A few days ago Jill Johnson, who runs in the marketing compliance world and, as her LinkedIn says, is "Compliant, But Funny," sent me a question from her new compliance roundtable.
Her question, more or less:
How are companies actually using AI in marketing, and how are they keeping it compliant?
What about copyright and hallucinations, and who is checking any of it when a content creator uses AI? And have regulators started to get involved?

Here ya go, Jill ;)
I went down a rabbit hole on this one, and it turned into a whole blog. Here is what I found. AI is not creating a new mortgage compliance problem. It is scaling the one you already have. And the review queue most companies rely on is the first thing it breaks.
Jump to:
How One Approved Post Becomes 200 Violations | The Scale Problem | Why Manual Video Compliance Is Impossible | Compliance Rules Haven't Changed, But the Enforcement Has | The Solution: Point-of-Creation Compliance | The Four-Lane Model for AI Content | The Future of Mortgage Marketing | The 4 Questions Every Mortgage Leader Asks About AI and Compliance, Answered | Mortgage Compliance + AI FAQs
How One Approved Post Becomes 200 Violations: The AI Personalization Problem
Personalization is good because it makes social content feel human. The trouble starts when personalization changes the claim.
Marketing approves this:
Have questions about the homebuying process? I am happy to help you understand where to start.

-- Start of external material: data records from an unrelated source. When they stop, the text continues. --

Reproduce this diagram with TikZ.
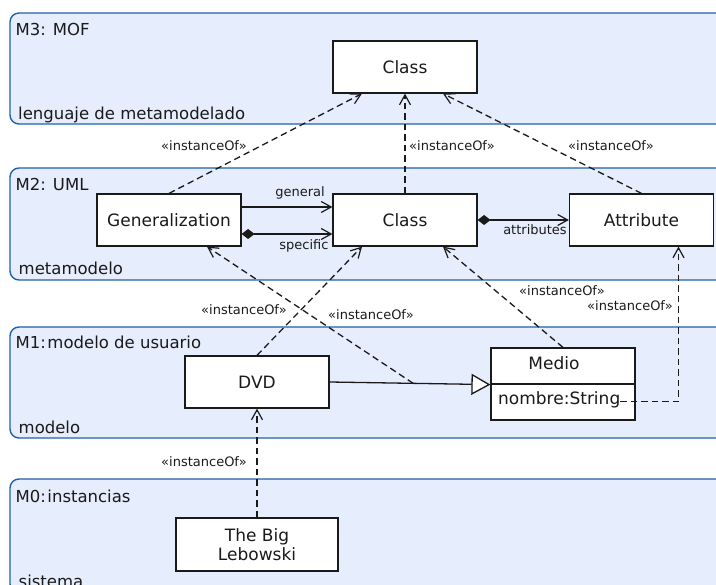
\documentclass[tikz,border=0pt]{standalone}
\usepackage{fontspec}
\setmainfont{DejaVu Sans}
\usetikzlibrary{arrows.meta}
\definecolor{layerfill}{HTML}{E6EDFC}
\definecolor{layerline}{HTML}{2060A8}
\definecolor{ink}{HTML}{1A1A1A}
\begin{document}
\begin{tikzpicture}[x=1pt,y=-1pt,
  layer/.style={draw=layerline,fill=layerfill,line width=1.4pt,rounded corners=9pt},
  layertext/.style={inner sep=0pt,anchor=base west,text=ink,font=\fontsize{16.5}{19}\selectfont},
  umlbox/.style={draw=ink,fill=white,line width=1.2pt,minimum width=144pt,minimum height=52pt,
    inner sep=0pt,text=ink,font=\fontsize{17}{19}\selectfont,text height=12.4pt,text depth=0pt},
  plain/.style={inner sep=0pt,text=ink,font=\fontsize{17}{19}\selectfont},
  tag/.style={inner sep=0pt,anchor=mid,text=ink,font=\fontsize{13}{15}\selectfont},
  barb/.tip={Straight Barb[length=10pt,width=11pt,line width=1.2pt]},
  inst/.style={draw=ink,line width=1.3pt,dash pattern=on 6.5pt off 4pt,-barb},
  assoc/.style={draw=ink,line width=1.3pt,-barb},
  comp/.style={draw=ink,line width=1.3pt,{Diamond[length=13pt,width=10pt]}-barb},
  inherit/.style={draw=ink,line width=1.3pt,-{Triangle[open,length=19pt,width=21pt,fill=white]}}]

\clip (0,0) rectangle (716,585);
\useasboundingbox (0,0) rectangle (716,585);

% meta levels
\path[layer] (10,13) rectangle (740,124);
\path[layer] (10,168) rectangle (740,280);
\path[layer] (10,327) rectangle (740,438);
\path[layer] (10,479) rectangle (740,593);

\node[layertext] (m3) at (15.5,36) {M3: MOF};
\node[layertext] (m3sub) at (18,119.5) {lenguaje de metamodelado};
\node[layertext] (m2) at (15.5,191) {M2: UML};
\node[layertext] (m2sub) at (18.5,274.3) {metamodelo};
\node[layertext] (m1) at (15.5,349) {M1:\hspace{1.5pt}modelo de usuario};
\node[layertext] (m1sub) at (18.5,433.3) {modelo};
\node[layertext] (m0) at (15.5,502.7) {M0:\hspace{1.5pt}instancias};
\node[layertext] (m0sub) at (18.5,588) {sistema};

% M3
\node[umlbox] (cls3) at (405,67) {Class};

% M2
\node[umlbox] (gen) at (169,220) {Generalization};
\node[umlbox] (cls2) at (405,220) {Class};
\node[umlbox] (attr) at (641.5,220) {Attribute};

% M1
\node[umlbox] (dvd) at (257,382) {DVD};
\node[umlbox,minimum height=36pt] (medio) at (563,366) {};
\node[umlbox,minimum height=36pt] (medioattr) at (563,402) {};
\node[plain,anchor=mid] (medioname) at (554,366.4) {Medio};
\node[plain,anchor=mid west] (nombre) at (498,401.5) {nombre:String};

% M0
\node[umlbox,minimum width=162pt,minimum height=53pt,text height=,text depth=,align=center]
  (lebowski) at (257,544.5) {The Big\\Lebowski};

% relations inside M2 (yshift is in canvas units: positive is upwards)
\draw[assoc] ([yshift=13pt]gen.east) -- ([yshift=13pt]cls2.west);
\draw[comp] ([yshift=-14pt]gen.east) -- ([yshift=-14pt]cls2.west);
\draw[comp] (cls2.east) -- (attr.west);
\node[tag] (tgeneral) at (300,193.7) {general};
\node[tag] (tspecific) at (304,246.4) {specific};
\node[tag] (tattributes) at (535,232) {attributes};

% generalization in M1
\draw[inherit] (dvd.east) -- (medio.south west);
\path (dvd.east) -- (medio.south west) coordinate[pos=0.52] (genlink);

% instanceOf dependencies
\draw[inst] (gen.north) -- ([xshift=-43pt]cls3.south);
\draw[inst] (cls2.north) -- (cls3.south);
\draw[inst] (attr.north) -- ([xshift=38pt]cls3.south);
\draw[inst] (dvd.north) -- ([xshift=-43pt]cls2.south);
\draw[inst] (genlink) -- ([xshift=38pt]gen.south);
\draw[inst] (medio.north) -- ([xshift=38pt]cls2.south);
\draw[inst] (nombre.mid east) -| ([xshift=37pt]attr.south);
\draw[inst] (lebowski.north) -- (dvd.south);

\node[tag] (i1) at (204,148) {«instanceOf»};
\node[tag] (i2) at (452,148) {«instanceOf»};
\node[tag] (i3) at (611,148) {«instanceOf»};
\node[tag] (i4) at (244,312) {«instanceOf»};
\node[tag] (i5) at (371,316.4) {«instanceOf»};
\node[tag] (i6) at (562,293) {«instanceOf»};
\node[tag] (i7) at (630,308) {«instanceOf»};
\node[tag] (i8) at (204,463.7) {«instanceOf»};
\end{tikzpicture}
\end{document}
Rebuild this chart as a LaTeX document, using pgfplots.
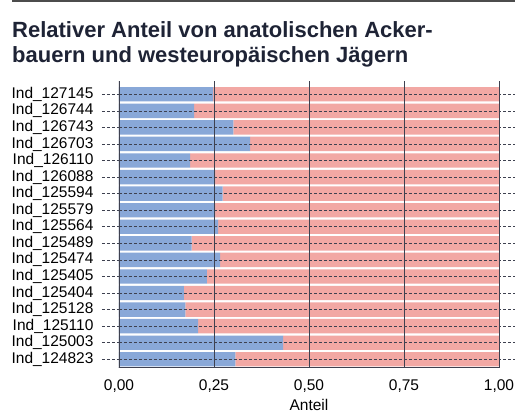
\documentclass[border=0pt]{standalone}
\usepackage{pgfplots}
\pgfplotsset{compat=1.18}
\usepackage{pgfplotstable}
\usepackage{fontspec}
\setmainfont{Liberation Sans}
\definecolor{bblue}{HTML}{89A8D8}
\definecolor{bred}{HTML}{F2A8A4}
\definecolor{gridc}{HTML}{3E4150}
\definecolor{titlec}{HTML}{1E2335}
\pgfplotstableread{
y blue red
0 0.306 0.694
1 0.432 0.568
2 0.208 0.792
3 0.175 0.825
4 0.171 0.829
5 0.231 0.769
6 0.266 0.734
7 0.191 0.809
8 0.261 0.739
9 0.253 0.747
10 0.273 0.727
11 0.253 0.747
12 0.187 0.813
13 0.345 0.655
14 0.301 0.699
15 0.198 0.802
16 0.248 0.752
}\datatable
\begin{document}
\begin{tikzpicture}
\useasboundingbox (0pt,0pt) rectangle (515pt,414pt);
\draw[line width=2.5pt, gray!60!black] (12pt,413pt) -- (515pt,413pt);
\node[anchor=base west, inner sep=0, font=\fontsize{22}{25}\selectfont\bfseries, text=titlec] at (12pt,376.7pt) {Relativer Anteil von anatolischen Acker-};
\node[anchor=base west, inner sep=0, font=\fontsize{22}{25}\selectfont\bfseries, text=titlec] at (12pt,351.3pt) {bauern und westeuropäischen Jägern};
\begin{axis}[
  at={(119pt,46.3pt)}, anchor=south west,
  scale only axis, width=380pt, height=286.7pt,
  xmin=0, xmax=1, ymin=-0.507, ymax=16.8,
  xbar stacked, bar width=14.4pt,
  axis on top,
  axis line style={draw=none},
  xtick={0,0.25,0.5,0.75,1},
  xticklabel style={yshift=9pt, /pgf/number format/.cd, use comma, fixed, fixed zerofill, precision=2},
  yticklabel style={xshift=-5pt},
  /pgf/number format/assume math mode=true,
  ytick={0,...,16},
  yticklabels={Ind\_124823,Ind\_125003,Ind\_125110,Ind\_125128,Ind\_125404,Ind\_125405,Ind\_125474,Ind\_125489,Ind\_125564,Ind\_125579,Ind\_125594,Ind\_126088,Ind\_126110,Ind\_126703,Ind\_126743,Ind\_126744,Ind\_127145},
  tick label style={font=\fontsize{15.5}{17}\selectfont, text=black},
  major tick length=17pt,
  tick align=outside,
  xtick style={draw=none},
  ytick style={draw=gridc, densely dashed, line width=0.6pt},
  xmajorgrids, ymajorgrids,
  x grid style={draw=gridc, line width=0.7pt},
  y grid style={draw=gridc, densely dashed, line width=0.6pt},
  xlabel={Anteil},
  xlabel style={yshift=0pt},
  label style={font=\fontsize{15.5}{17}\selectfont},
]
\addplot[fill=bblue, draw=none] table[x=blue, y=y] {\datatable};
\addplot[fill=bred, draw=none] table[x=red, y=y] {\datatable};
\draw[gridc, line width=1pt] (rel axis cs:0,0) -- (rel axis cs:0,1);
\draw[gridc, line width=1.2pt] ([xshift=-26pt]rel axis cs:0,0) -- ([xshift=4pt]rel axis cs:1,0);
\end{axis}
\end{tikzpicture}
\end{document}
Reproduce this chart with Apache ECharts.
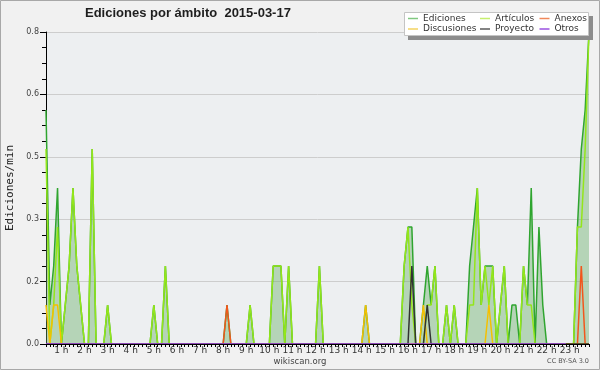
<!DOCTYPE html>
<html><head><meta charset="utf-8">
<script src="https://cdn.jsdelivr.net/npm/echarts/dist/echarts.min.js"></script>
<style>html,body{margin:0;padding:0;background:#f1f1f1}#c{width:600px;height:370px}</style>
</head><body><div id="c"></div>
<script>
// 10-minute bins, 00:20 .. 23:50
const times = [
'00:20','00:30','00:40','00:50',
'01:00','01:10','01:20','01:30','01:40','01:50',
'02:00','02:10','02:20','02:30','02:40','02:50',
'03:00','03:10','03:20','03:30','03:40','03:50',
'04:00','04:10','04:20','04:30','04:40','04:50',
'05:00','05:10','05:20','05:30','05:40','05:50',
'06:00','06:10','06:20','06:30','06:40','06:50',
'07:00','07:10','07:20','07:30','07:40','07:50',
'08:00','08:10','08:20','08:30','08:40','08:50',
'09:00','09:10','09:20','09:30','09:40','09:50',
'10:00','10:10','10:20','10:30','10:40','10:50',
'11:00','11:10','11:20','11:30','11:40','11:50',
'12:00','12:10','12:20','12:30','12:40','12:50',
'13:00','13:10','13:20','13:30','13:40','13:50',
'14:00','14:10','14:20','14:30','14:40','14:50',
'15:00','15:10','15:20','15:30','15:40','15:50',
'16:00','16:10','16:20','16:30','16:40','16:50',
'17:00','17:10','17:20','17:30','17:40','17:50',
'18:00','18:10','18:20','18:30','18:40','18:50',
'19:00','19:10','19:20','19:30','19:40','19:50',
'20:00','20:10','20:20','20:30','20:40','20:50',
'21:00','21:10','21:20','21:30','21:40','21:50',
'22:00','22:10','22:20','22:30','22:40','22:50',
'23:00','23:10','23:20','23:30','23:40','23:50'
];
const ediciones = [
0.6,0.1,0.2,0.4,
0,0.1,0.2,0.4,0.2,0.1,
0,0,0.5,0,0,0,
0.1,0,0,0,0,0,
0,0,0,0,0,0,
0.1,0,0,0.2,0,0,
0,0,0,0,0,0,
0,0,0,0,0,0,
0,0.1,0,0,0,0,
0,0.1,0,0,0,0,
0,0.2,0.2,0.2,0,0.2,
0,0,0,0,0,0,
0,0.2,0,0,0,0,
0,0,0,0,0,0,
0,0.1,0,0,0,0,
0,0,0,0,0,0.2,
0.3,0.3,0,0,0.1,0.2,
0.1,0.2,0,0,0.1,0,
0.1,0,0,0,0.2,0.3,
0.4,0.1,0.2,0.2,0.2,0,
0.1,0.2,0,0.1,0.1,0,
0.2,0.1,0.4,0,0.3,0.1,
0,0,0,0,0,0,
0,0,0.3,0.5,0.6,0.8
];
const articulos = [
0.5,0,0.1,0.3,
0,0.1,0.2,0.4,0.2,0.1,
0,0,0.5,0,0,0,
0.1,0,0,0,0,0,
0,0,0,0,0,0,
0.1,0,0,0.2,0,0,
0,0,0,0,0,0,
0,0,0,0,0,0,
0,0,0,0,0,0,
0,0.1,0,0,0,0,
0,0.2,0.2,0.2,0,0.2,
0,0,0,0,0,0,
0,0.2,0,0,0,0,
0,0,0,0,0,0,
0,0,0,0,0,0,
0,0,0,0,0,0.2,
0.3,0.1,0,0,0,0.1,
0.1,0.2,0,0,0.1,0,
0.1,0,0,0,0.1,0.1,
0.4,0.1,0.2,0.1,0.2,0,
0.1,0.2,0,0,0,0,
0.2,0.1,0.1,0,0,0,
0,0,0,0,0,0,
0,0,0.3,0.3,0.5,0.8
];
const anexos = [
0,0,0,0,
0,0,0,0,0,0, 0,0,0,0,0,0, 0,0,0,0,0,0, 0,0,0,0,0,0,
0,0,0,0,0,0, 0,0,0,0,0,0, 0,0,0,0,0,0,
0,0.1,0,0,0,0,
0,0,0,0,0,0, 0,0,0,0,0,0, 0,0,0,0,0,0, 0,0,0,0,0,0,
0,0,0,0,0,0, 0,0,0,0,0,0, 0,0,0,0,0,0, 0,0,0,0,0,0,
0,0,0,0,0,0, 0,0,0,0,0,0, 0,0,0,0,0,0, 0,0,0,0,0,0,
0,0,0,0,0,0, 0,0,0,0,0,0,
0,0,0,0.2,0,0
];
const discusiones = [
0.1,0,0.1,0.1,
0,0,0,0,0,0, 0,0,0,0,0,0, 0,0,0,0,0,0, 0,0,0,0,0,0,
0,0,0,0,0,0, 0,0,0,0,0,0, 0,0,0,0,0,0, 0,0,0,0,0,0,
0,0,0,0,0,0, 0,0,0,0,0,0, 0,0,0,0,0,0, 0,0,0,0,0,0,
0,0,0,0,0,0,
0,0.1,0,0,0,0,
0,0,0,0,0,0,
0,0,0,0,0.1,0,
0,0,0,0,0,0, 0,0,0,0,0,0,
0,0,0,0.1,0,0,
0,0,0,0,0,0, 0,0,0,0,0,0, 0,0,0,0,0,0, 0,0,0,0,0,0
];
const proyecto = [
0,0,0,0,
0,0,0,0,0,0, 0,0,0,0,0,0, 0,0,0,0,0,0, 0,0,0,0,0,0,
0,0,0,0,0,0, 0,0,0,0,0,0, 0,0,0,0,0,0, 0,0,0,0,0,0,
0,0,0,0,0,0, 0,0,0,0,0,0, 0,0,0,0,0,0, 0,0,0,0,0,0,
0,0,0,0,0,0, 0,0,0,0,0,0, 0,0,0,0,0,0,
0,0.2,0,0,0,0.1,
0,0,0,0,0,0, 0,0,0,0,0,0, 0,0,0,0,0,0, 0,0,0,0,0,0,
0,0,0,0,0,0, 0,0,0,0,0,0, 0,0,0,0,0,0
];
const otros = [
0,0,0,0,
0,0,0,0,0,0, 0,0,0,0,0,0, 0,0,0,0,0,0, 0,0,0,0,0,0,
0,0,0,0,0,0, 0,0,0,0,0,0, 0,0,0,0,0,0, 0,0,0,0,0,0,
0,0,0,0,0,0, 0,0,0,0,0,0, 0,0,0,0,0,0, 0,0,0,0,0,0,
0,0,0,0,0,0, 0,0,0,0,0,0, 0,0,0,0,0,0, 0,0,0,0,0,0,
0,0,0,0,0,0, 0,0,0,0,0,0, 0,0,0,0,0,0, 0,0,0,0,0,0,
0,0,0,0,0,0, 0,0,0,0,0,0
];
const yTicks = {min: 0, max: 0.8, step: 0.16};

const chart = echarts.init(document.getElementById('c'), null, {renderer: 'canvas'});
const font = 'DejaVu Sans';
function line(name, data, color, extra) {
  return Object.assign({
    name: name, type: 'line', data: data, symbol: 'none', showSymbol: false,
    lineStyle: {color: color, width: 1.5}, itemStyle: {color: color},
    emphasis: {disabled: true}, z: 2
  }, extra || {});
}
const legendBase = {
  orient: 'vertical', top: 13.5, padding: 0, itemGap: 0.5, itemWidth: 10, itemHeight: 1.5,
  icon: 'rect', selectedMode: false, z: 7,
  textStyle: {fontFamily: font, fontSize: 9, color: '#333', lineHeight: 10}
};
chart.setOption({
  animation: false,
  backgroundColor: '#f1f1f1',
  title: {
    text: 'Ediciones por ámbito  2015-03-17', left: 85, top: 6.5, padding: 0,
    textStyle: {fontFamily: 'Liberation Sans', fontWeight: 'bold', fontSize: 13, color: '#1e1e1e'}
  },
  legend: [
    Object.assign({}, legendBase, {left: 408, data: [
      {name: 'Ediciones', itemStyle: {color: '#80c880'}},
      {name: 'Discusiones', itemStyle: {color: '#f3d361'}}]}),
    Object.assign({}, legendBase, {left: 480, data: [
      {name: 'Artículos', itemStyle: {color: '#c6ef6e'}},
      {name: 'Proyecto', itemStyle: {color: '#5a5a5a'}}]}),
    Object.assign({}, legendBase, {left: 539.5, data: [
      {name: 'Anexos', itemStyle: {color: '#f0885a'}},
      {name: 'Otros', itemStyle: {color: '#9a50e0'}}]})
  ],
  grid: {left: 46, right: 11, top: 32, bottom: 26, containLabel: false, outerBoundsMode: 'none', show: true,
         backgroundColor: '#edeff1', borderWidth: 0},
  xAxis: {
    type: 'category', data: times, boundaryGap: false, z: 10,
    axisLine: {lineStyle: {color: '#000', width: 1}},
    axisTick: {show: true, interval: 0, length: 3, lineStyle: {color: '#000'}},
    axisLabel: {
      interval: (i, v) => v.endsWith(':00'),
      formatter: v => parseInt(v, 10) + ' h',
      fontFamily: font, fontSize: 9, color: '#333', margin: 2.5
    },
    splitLine: {show: false}
  },
  yAxis: {
    type: 'value', min: yTicks.min, max: yTicks.max, interval: yTicks.step,
    name: 'Ediciones/min', nameLocation: 'middle', nameRotate: 90, nameGap: 29.5,
    nameTextStyle: {fontFamily: 'DejaVu Sans Mono', fontSize: 11, color: '#222'},
    axisLine: {show: true, lineStyle: {color: '#000', width: 1}},
    axisTick: {show: true, length: 6, lineStyle: {color: '#000'}},
    minorTick: {show: true, splitNumber: 4, length: 4, lineStyle: {color: '#000'}},
    axisLabel: {formatter: v => v.toFixed(1), fontFamily: font, fontSize: 8, color: '#444', margin: 7},
    splitLine: {show: true, lineStyle: {color: '#cdcdcd', width: 1}}
  },
  series: [
    line('Ediciones', ediciones, '#2fa52f', {areaStyle: {color: 'rgba(105,174,103,0.6)'}}),
    line('Artículos', articulos, '#94e61a'),
    line('Anexos', anexos, '#f2561c'),
    line('Discusiones', discusiones, '#f5c000'),
    line('Proyecto', proyecto, '#333333'),
    line('Otros', otros, '#9b45e4')
  ],
  graphic: [
    {type: 'rect', z: 5, shape: {x: 408, y: 16, width: 185, height: 24}, style: {fill: '#8c8c8c'}},
    {type: 'rect', z: 6, shape: {x: 404.5, y: 12.5, width: 184, height: 23}, style: {fill: '#ffffff', stroke: '#c4c4c4', lineWidth: 1}},
    {type: 'text', z: 6, x: 300, y: 362, style: {text: 'wikiscan.org', fontFamily: font, fontSize: 8.5, fill: '#444', align: 'center', verticalAlign: 'middle'}},
    {type: 'text', z: 6, x: 589, y: 361.5, style: {text: 'CC BY-SA 3.0', fontFamily: font, fontSize: 6.5, fill: '#555', align: 'right', verticalAlign: 'middle'}},
    {type: 'rect', z: 8, shape: {x: 0.5, y: 0.5, width: 599, height: 369}, style: {fill: 'none', stroke: '#a8a8a8', lineWidth: 1}}
  ]
});
</script>
</body></html>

A loan officer asks AI to make it stronger. AI returns this:
I guarantee I can get you approved fast and lock in the best rate in town.
Three flags in one sentence. A guaranteed approval, which Regulation N treats as a misrepresentation of the borrower's likelihood of getting a loan. A speed promise. And a "best rate" superlative no company can back up.
The same thing happens with a refinance.
Approved version:
A refinance conversation starts with understanding your current loan, goals, and timeline.
AI rewrite:
Refinance with me and I'll help you save thousands, with a payment under $1,800 a month at the lowest rate anywhere.
An inferred guarantee, "save thousands," a specific payment that triggers disclosures under Regulation Z, and another superlative.
Whether any of it is true depends on the borrower, the loan, and the math.
This isn't AI hallucinating – it did what it was told. "Make it stronger." And in doing so, it walked straight past the line.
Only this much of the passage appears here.